There's no faulting the deliciousness of smoked wagyu tartare spiced with Korean-style chilli paste, cultured rye, wheat, puffed green rice, seaweed and mushrooms topped with a raw yolk. Savoury, richly textured, clever. Or ribbons of culatello ham sliced from a Byron Bay pig with wafers of barley toast (the closest you'll get to bread here), truffle butter and crunchy little radishes. But do they conspire to add up to a meal? The menu here seems designed with an eye to snacking; try to eat (let alone dine) and as the dishes stack up you'll quickly find yourself nudging the $125 you'd pay in the restaurant.
Wine is a more streamlined affair than at Quay, and not so gougingly expensive. The list tilts Australian, flirts with a bit of "emerging regions", and mostly plays to the crowd. You want Burgundy, there's Montrachet. You feel like something with a bit of edge? There's the chardonnay-sémillon-gewürztraminer blend that Owen Latta makes near Ballarat that's seen some skin contact. You want a glass for $12, there's riesling from Clare and mataro from the Barossa.

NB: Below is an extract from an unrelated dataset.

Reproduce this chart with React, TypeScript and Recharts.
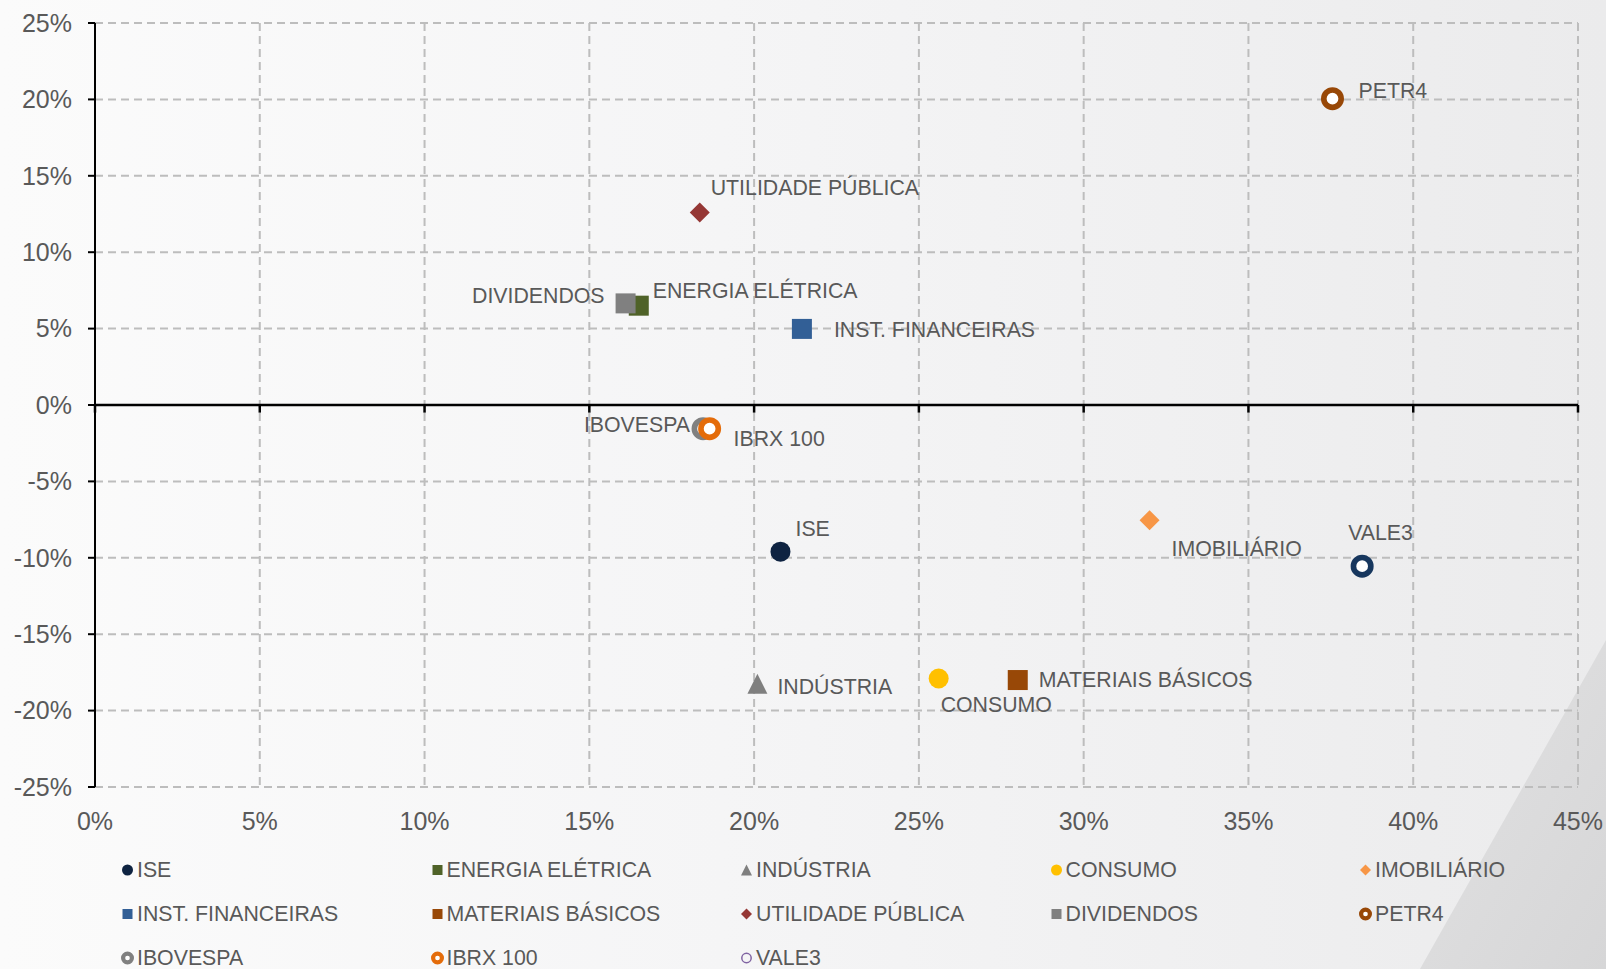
import React from 'react';
import { ScatterChart, Scatter, XAxis, YAxis, CartesianGrid, ReferenceLine } from 'recharts';

// volatility (x) vs. return (y), both in %
const seriesNames = [
  'ISE',
  'ENERGIA ELÉTRICA',
  'INDÚSTRIA',
  'CONSUMO',
  'IMOBILIÁRIO',
  'INST. FINANCEIRAS',
  'MATERIAIS BÁSICOS',
  'UTILIDADE PÚBLICA',
  'DIVIDENDOS',
  'PETR4',
  'IBOVESPA',
  'IBRX 100',
  'VALE3',
];
const volatility = [20.8, 16.5, 20.1, 25.6, 32.0, 21.45, 28.0, 18.35, 16.1, 37.55, 18.45, 18.65, 38.45];
const returns = [-9.6, 6.5, -18.25, -17.9, -7.55, 4.98, -18.0, 12.6, 6.65, 20.05, -1.55, -1.55, -10.55];

const xTicks = [0, 5, 10, 15, 20, 25, 30, 35, 40, 45];
const yTicks = [-25, -20, -15, -10, -5, 0, 5, 10, 15, 20, 25];

type Kind = 'circle' | 'square' | 'triangle' | 'diamond' | 'ring' | 'hollow';

const markerStyle: Record<string, { kind: Kind; color: string; legendKind?: Kind; legendColor?: string }> = {
  ISE: { kind: 'circle', color: '#0e2341' },
  'ENERGIA ELÉTRICA': { kind: 'square', color: '#4f6228' },
  'INDÚSTRIA': { kind: 'triangle', color: '#7f7f7f' },
  CONSUMO: { kind: 'circle', color: '#ffc000' },
  'IMOBILIÁRIO': { kind: 'diamond', color: '#f79646' },
  'INST. FINANCEIRAS': { kind: 'square', color: '#325f96' },
  'MATERIAIS BÁSICOS': { kind: 'square', color: '#984807' },
  'UTILIDADE PÚBLICA': { kind: 'diamond', color: '#953735' },
  DIVIDENDOS: { kind: 'square', color: '#808080' },
  PETR4: { kind: 'ring', color: '#984807' },
  IBOVESPA: { kind: 'ring', color: '#808080' },
  'IBRX 100': { kind: 'ring', color: '#e46c0a' },
  VALE3: { kind: 'ring', color: '#17375e', legendKind: 'hollow', legendColor: '#8064a2' },
};

// label offsets relative to marker centre
const labelPlacement: Record<string, { dx: number; dy: number; anchor?: 'start' | 'end' }> = {
  ISE: { dx: 15, dy: -23 },
  'ENERGIA ELÉTRICA': { dx: 14, dy: -15 },
  'INDÚSTRIA': { dx: 20, dy: 3 },
  CONSUMO: { dx: 2, dy: 26 },
  'IMOBILIÁRIO': { dx: 22, dy: 29 },
  'INST. FINANCEIRAS': { dx: 32, dy: 1 },
  'MATERIAIS BÁSICOS': { dx: 21, dy: 0 },
  'UTILIDADE PÚBLICA': { dx: 11, dy: -24 },
  DIVIDENDOS: { dx: -21, dy: -7, anchor: 'end' },
  PETR4: { dx: 26, dy: -8 },
  IBOVESPA: { dx: -13, dy: -4, anchor: 'end' },
  'IBRX 100': { dx: 24, dy: 10 },
  VALE3: { dx: -14, dy: -33 },
};

const FONT = "'Liberation Sans', Arial, sans-serif";
const TEXT = '#595959';

function Marker({
  kind,
  color,
  cx,
  cy,
  size,
  ringFrac = 0.245,
}: {
  kind: Kind;
  color: string;
  cx: number;
  cy: number;
  size: number;
  ringFrac?: number;
}) {
  const h = size / 2;
  switch (kind) {
    case 'circle':
      return <circle cx={cx} cy={cy} r={h} fill={color} />;
    case 'square':
      return <rect x={cx - h} y={cy - h} width={size} height={size} fill={color} />;
    case 'triangle':
      return <polygon points={`${cx},${cy - h} ${cx + h},${cy + h} ${cx - h},${cy + h}`} fill={color} />;
    case 'diamond':
      return <polygon points={`${cx},${cy - h} ${cx + h},${cy} ${cx},${cy + h} ${cx - h},${cy}`} fill={color} />;
    case 'ring': {
      const sw = size * ringFrac;
      return <circle cx={cx} cy={cy} r={(size - sw) / 2} fill="#ffffff" stroke={color} strokeWidth={sw} />;
    }
    case 'hollow':
      return <circle cx={cx} cy={cy} r={h - 0.8} fill="none" stroke={color} strokeWidth={1.5} />;
  }
  return null;
}

function pointShape(name: string) {
  return (props: any) => {
    const { cx, cy } = props;
    const st = markerStyle[name];
    const lp = labelPlacement[name];
    const size = st.kind === 'ring' ? 23 : 20;
    return (
      <g>
        <Marker kind={st.kind} color={st.color} cx={cx} cy={cy} size={size} />
        <text
          x={cx + lp.dx}
          y={cy + lp.dy}
          textAnchor={lp.anchor || 'start'}
          dominantBaseline="central"
          fontSize={21.3}
          fontFamily={FONT}
          fill={TEXT}
        >
          {name}
        </text>
      </g>
    );
  };
}

function ChartLegend() {
  return (
    <div style={{ position: 'absolute', left: 0, top: 0, width: 1606, height: 969, pointerEvents: 'none' }}>
      {seriesNames.map((name, i) => {
        const st = markerStyle[name];
        const col = i % 5;
        const row = Math.floor(i / 5);
        const kind = st.legendKind || st.kind;
        const color = st.legendColor || st.color;
        const size = kind === 'ring' ? 13 : kind === 'square' ? 10 : 11;
        return (
          <div
            key={name}
            style={{
              position: 'absolute',
              left: 121 + col * 309.5,
              top: 870 + row * 44 - 13,
              height: 26,
              display: 'flex',
              alignItems: 'center',
              fontFamily: FONT,
              fontSize: 21.3,
              color: TEXT,
              whiteSpace: 'nowrap',
            }}
          >
            <svg width={14} height={14} style={{ marginRight: 2 }}>
              <Marker kind={kind} color={color} cx={6.5} cy={7} size={size} ringFrac={0.32} />
            </svg>
            {name}
          </div>
        );
      })}
    </div>
  );
}

export default function App() {
  const series = seriesNames.map((name, i) => ({
    name,
    data: [{ x: volatility[i], y: returns[i] }],
  }));

  return (
    <div
      style={{
        position: 'absolute',
        left: 0,
        top: 0,
        width: 1606,
        height: 969,
        overflow: 'hidden',
        background: 'linear-gradient(90deg, #fbfbfb 0%, #f5f5f6 45%, #ebebec 100%)',
      }}
    >
      <svg width={1606} height={969} style={{ position: 'absolute', left: 0, top: 0 }}>
        <defs>
          <linearGradient id="corner" x1="0" y1="0" x2="1" y2="1">
            <stop offset="0%" stopColor="#e2e2e3" />
            <stop offset="100%" stopColor="#d6d6d7" />
          </linearGradient>
        </defs>
        <polygon points="1606,640 1606,969 1420,969" fill="url(#corner)" />
      </svg>
      <div style={{ position: 'absolute', left: 0, top: 0 }}>
        <ScatterChart width={1606} height={969} margin={{ top: 23, right: 28, left: 0, bottom: 0 }}>
          <CartesianGrid stroke="#bdbdbd" strokeWidth={2} strokeDasharray="8 5" />
          <XAxis
            type="number"
            dataKey="x"
            domain={[0, 45]}
            ticks={xTicks}
            tickFormatter={(v) => `${v}%`}
            axisLine={false}
            tickLine={false}
            tickSize={0}
            tickMargin={25}
            height={182}
            tick={{ fontSize: 25, fill: TEXT, fontFamily: FONT }}
          />
          <YAxis
            type="number"
            dataKey="y"
            domain={[-25, 25]}
            ticks={yTicks}
            tickFormatter={(v) => `${v}%`}
            axisLine={{ stroke: '#000', strokeWidth: 2 }}
            tickLine={{ stroke: '#000', strokeWidth: 2 }}
            tickSize={7}
            tickMargin={16}
            width={95}
            tick={{ fontSize: 25, fill: TEXT, fontFamily: FONT }}
          />
          <ReferenceLine y={0} stroke="#000" strokeWidth={2.6} />
          {xTicks.map((v) => (
            <ReferenceLine
              key={v}
              segment={[
                { x: v, y: 0 },
                { x: v, y: -0.5 },
              ]}
              stroke="#000"
              strokeWidth={2.5}
            />
          ))}
          {series.map((s) => (
            <Scatter
              key={s.name}
              name={s.name}
              data={s.data}
              shape={pointShape(s.name)}
              isAnimationActive={false}
            />
          ))}
        </ScatterChart>
      </div>
      <ChartLegend />
    </div>
  );
}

There are some off notes in this otherwise seductive production. There's less preciousness on the menu than at Quay, but describing the wheat noodles as "single-origin" is rather over-egging the pudding. Does it make any difference to the finished product? Seasoning has also been consistently on the high side when I've been in. For my sins I eat restaurant food most days of the week, so it hasn't been a deal-breaker for me, but if you're salt-sensitive, watch out. Maybe more thought needs to be given to the connection between the salty plants and ferments that appear on many of the plates and overall seasoning of the dishes.
Service, as at Quay, still feels studied rather than something the floor staff command on any innate level. The cooks behind the counter at the raw bar seem unhurried, happy to have a good chat with each other rather than pretend to look busy or do anything so outré as plate my dinner promptly. (And confidential to Jørn Utzon: there's something about the ratio of the tread to the rise on your stairs that has always made them slightly sickening to climb. Can we blame Bob Askin?)
But for every slip there's a surprise grace note. When dishes come with one of those broths that apparently need to be added at the table, the vessel isset on the table for the diner to dispense rather than tediously flourished by a waiter. And even within the constraints of the heritage landmark status of the building, the design by Tonkin Zulaikha Greer shines in details large (the radiance of the spectacular Tom Dixon "Melt" copper lights) and small (the glimmering drawers recessed into a wall which hold the coats).
And then there's the inescapable grandeur of the Opera House itself, the thrill of those views. Stripping away the tablecloths and doubling the number of tables has been the real masterstroke here, bringing the place the buzz it has always needed.
Yabbies and roast lamb, pavlova and lamingtons, whiting and pipis and bugs - oh my! Is this Australian cuisine? It's certainly a pretty tasty place to start looking. More usefully, perhaps, it's a mighty pleasant addition to our city. If you'll allow me to draw a long bow, you might find some parallels here between this incarnation of Bennelong and Arnold Zable's Australia, which he calls a new world with an ancient past: "A grand symphony with many melodies."